Scenario: a system integrator is morphing into a solution provider.
Let’s call them BizCo to make it easy (for me).
This is HARD! And most fail to ever make the transition.
After all, BizCo is transforming from a business that built custom solutions for each client to now providing a defined solution to each customer.
Yet when you aren’t quite sure what your “defined solution” should be, you can quickly fall back on your old ways.
That’s what happened this week. Or rather, about 4 months ago.
The solution was still being formulated so BizCo fell down in a few critical areas that are now biting them hard:
A big customer came to them and BizCo got excited by the potential of landing a big customer.

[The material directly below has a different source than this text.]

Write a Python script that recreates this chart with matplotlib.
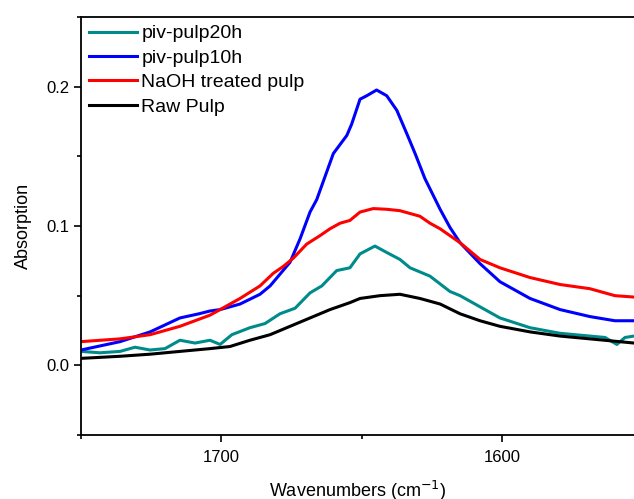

They sold the “solution” as if it existed in the form the big customer needed. In other words, they underpriced and under-scoped it.
They let the big customer drive the bus and delay the implementation without any consequences. Setting the wrong tone.
Related: How to Know When That Big Customer Is Not a Good Fit
How is that biting them on the rump now?
BizCo has since discovered the “defined solution”. They found dozens of customers interested in being early customers, the price point is attractive, and the effort to onboard each customer is defined (and considered low).
In that time period, this big customer has chewed up dozens of man-hours by failing to come prepared to meetings. So, no progress has been made yet.
And the big customer is going through a merger. Even more delays and a potential change of direction lurking around the corner. It’s death by 1000 delays.
BizCo is now at a crossroads. It has to decide if it wants to chase the idea of landing a big customer or the reality that the customer is not a fit.
To add even more insult to injury, the solution this big customer needs is not something that gets BizCo closer to its transformational goals.
BizCo is effectively building an island. A one-off solution it will have to support indefinitely or until the big customer decides to churn — likely because BizCo didn’t measure up over time, which could hurt its reputation.
All this to say, the annual revenue from this big customer is only about 5% more than BizCo’s newly defined “ideal customer”.
And the “ideal customer” can be onboarded in a small fraction of the time it would take to get the big customer operational.
Plus the timing of “done” here is up in the air given all the delays the big customer has caused so far and the uncertain future given the looming merger.
Just think how many ideal customers could be onboarded in that same span of time. And all the additional revenue potential. And the progress toward their pivot.
So, what would you do?
Let’s discuss it in the comments.
Here are some questions to get us started:
- What if BizCo could onboard just 1 ideal customer instead of the big customer?
- What if they could do 2 in the same span of time? Or 3? Or 4?
- Is it likely that the big customer will publicly endorse BizCo (<30 people)?
- Is there a compelling reason to stick with the big customer?